Ray and his wife, Allyson, and daughters Chloe, 8, and Olivia, 4, returned to Toronto for the Argonauts’ home opener in June. He visited his former teammates at practice and watched the game without stirring up his competitive juices. The Argos honoured him during a pre-game ceremony on the field where he thanked the fans, his teammates and his family for their support over the years.
He went to another CFL game at The Brick Field at Commonwealth Stadium in July when he visited some friends in Edmonton and checked out the Eskimos’ coaching environment.
“And I’ve seen a couple of games on TV, the ones they’ll show down here on ESPN,” Ray said. “So I’ve been (at CFL games), I’ve experienced it, and it’s been great so far. I don’t have those feelings of wishing that I was still playing.
“I just feel so lucky to be able to have a nine-year career in Edmonton and play for seven years in Toronto.

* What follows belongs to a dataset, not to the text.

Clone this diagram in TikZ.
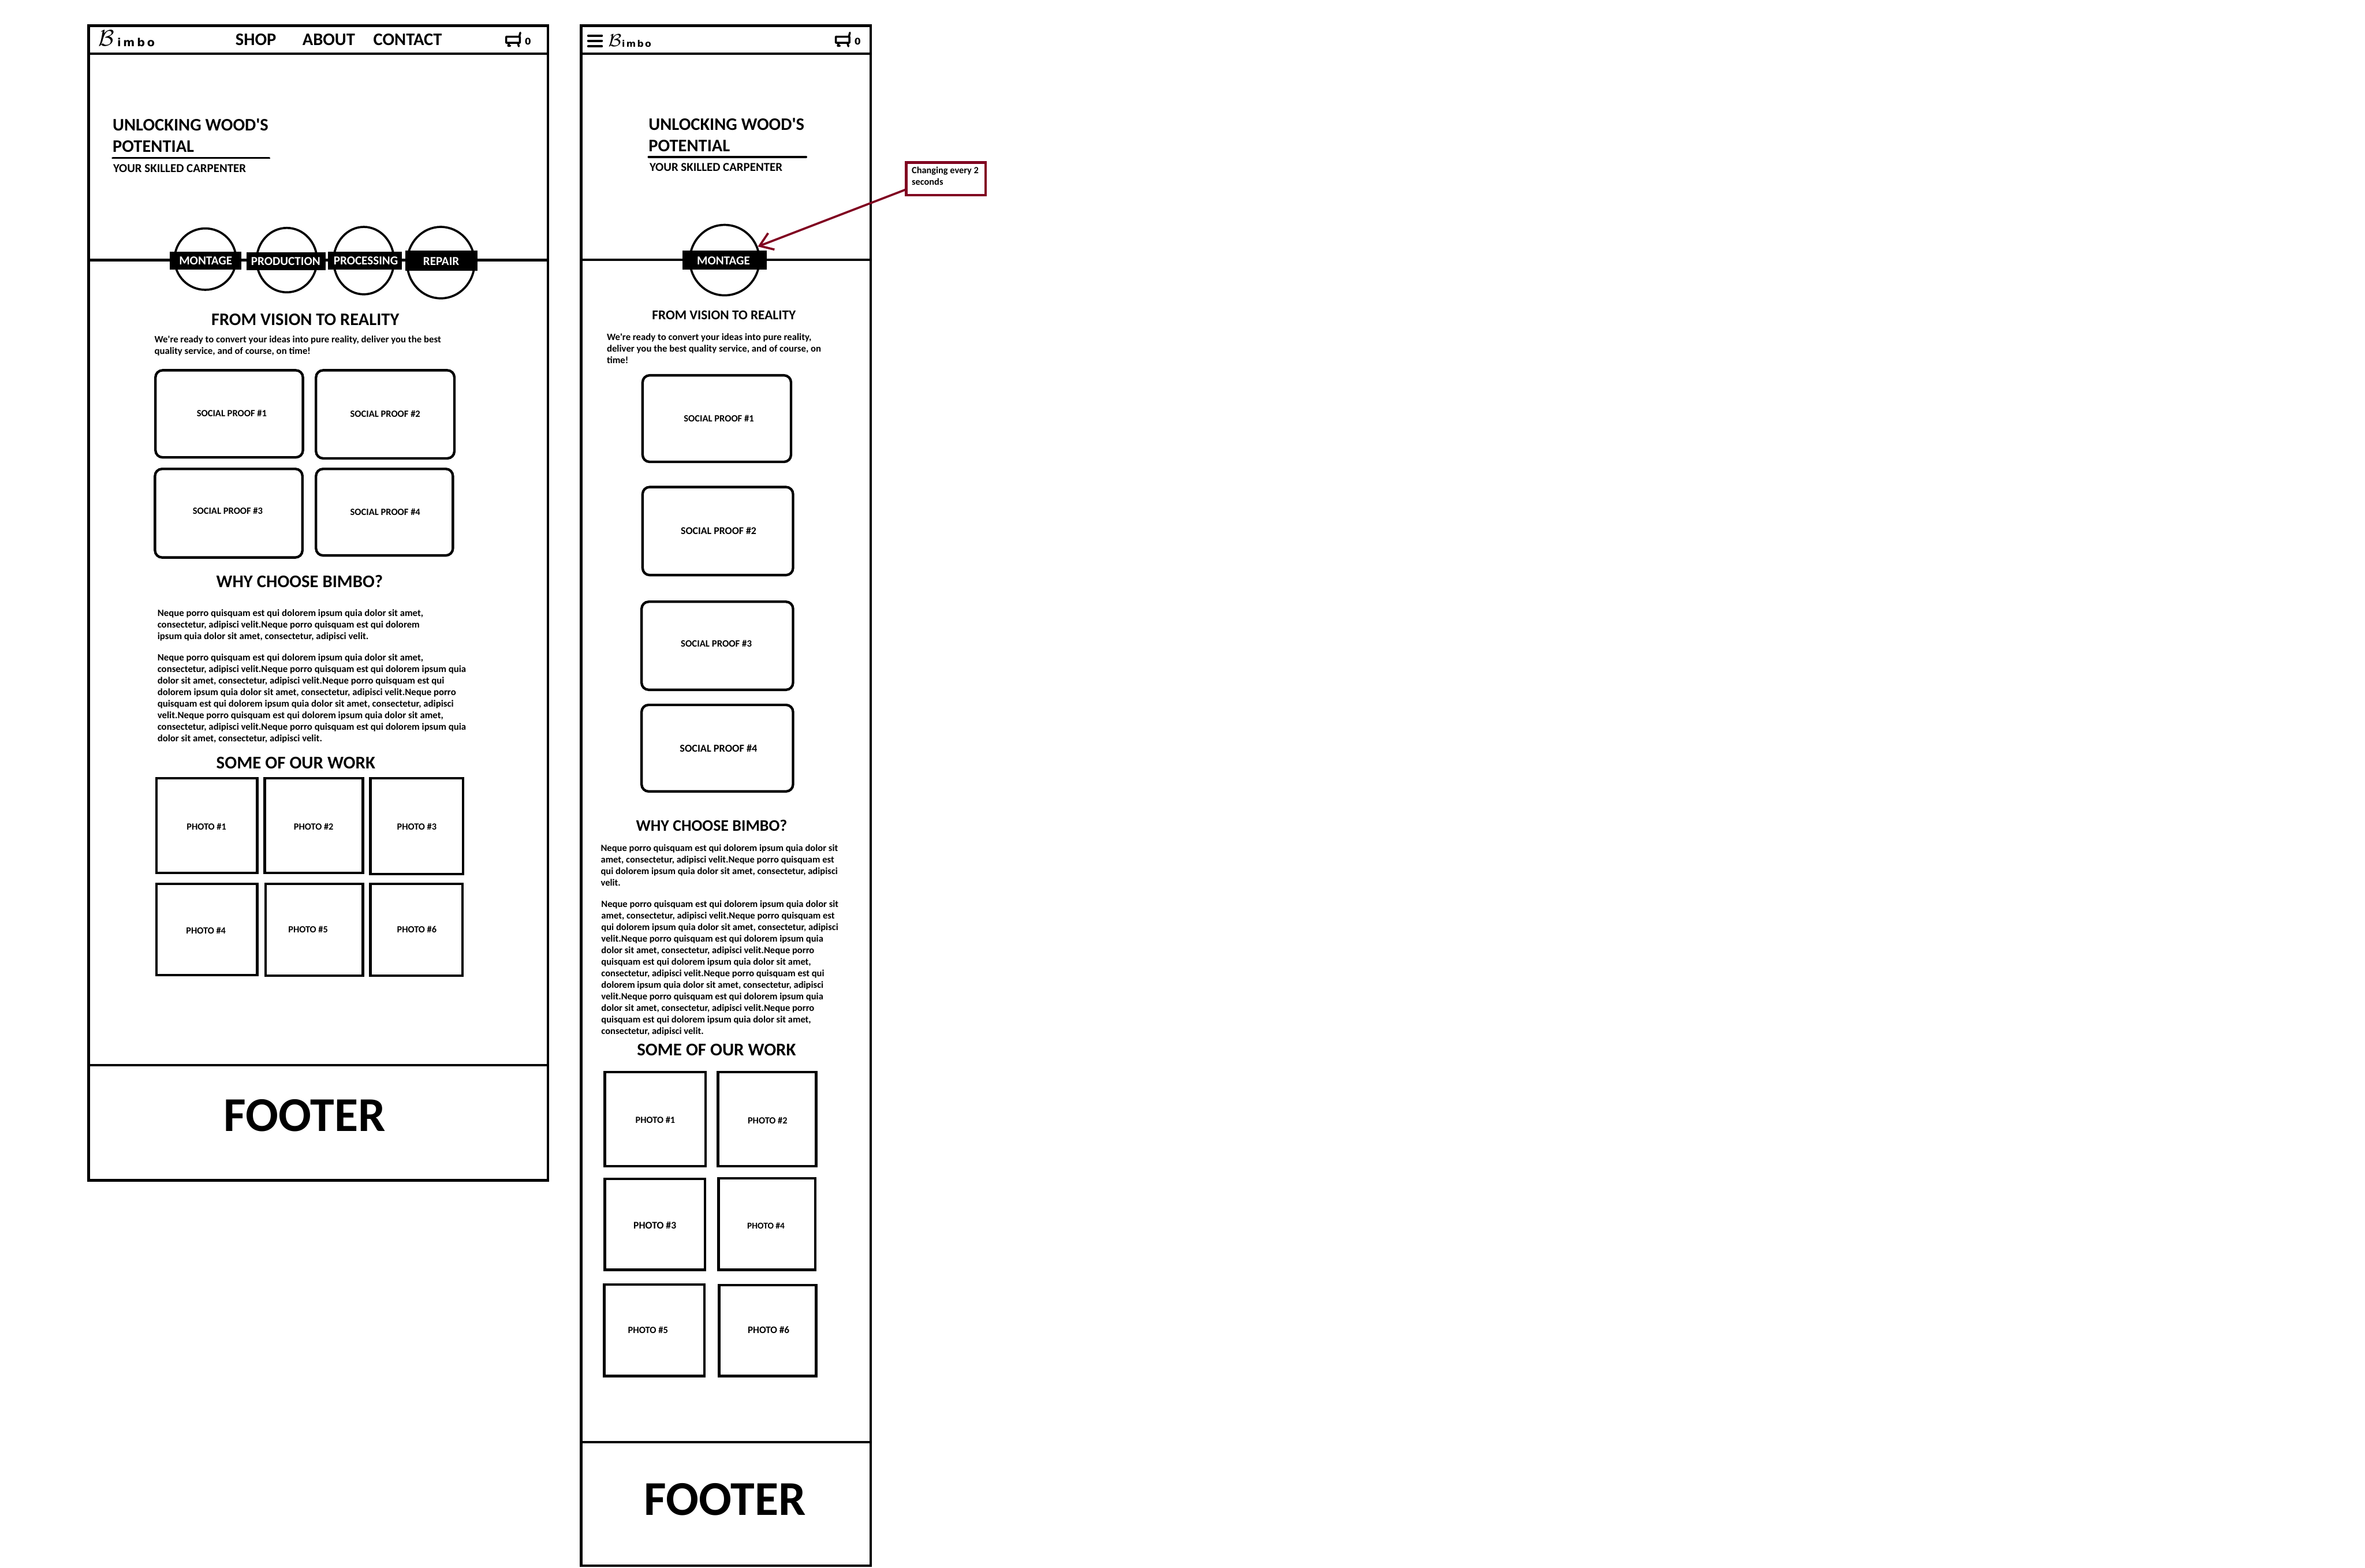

I think they’re No. 1 (Toronto, 17) and No. 2 (Edmonton, 14) with Grey Cup victories and there’s a lot of history and tradition with each franchise and great players who have played there. Now to have a chance to be honoured by both clubs is pretty cool.”
Is coaching football in Ray’s future?
“I think it could be,” he said. “I’m not 100 per cent (decided). I have a young family – two young girls. I want to be around them as much as I can. I’m just not ready to jump back into that commitment of being a coach. (Coaches) put a ton of time in, and they don’t get to see their family as much during the season.
“Do I bring my kids back and forth (from California if he becomes a coach) or do we move and then you don’t know how long you’re going to be with that team? There’s a lot of uncertainty that comes with coaching, and I’m not sure if I want to put my family through that right now.
“But I do know that I would really enjoy being involved in football and to be part of a team and be on a coaching staff or something like that,” he added. “Who knows? For the time being – this year and maybe next year – I don’t know if it’s going to be something I want to commit to, but maybe down the road I will as my family gets a little older.”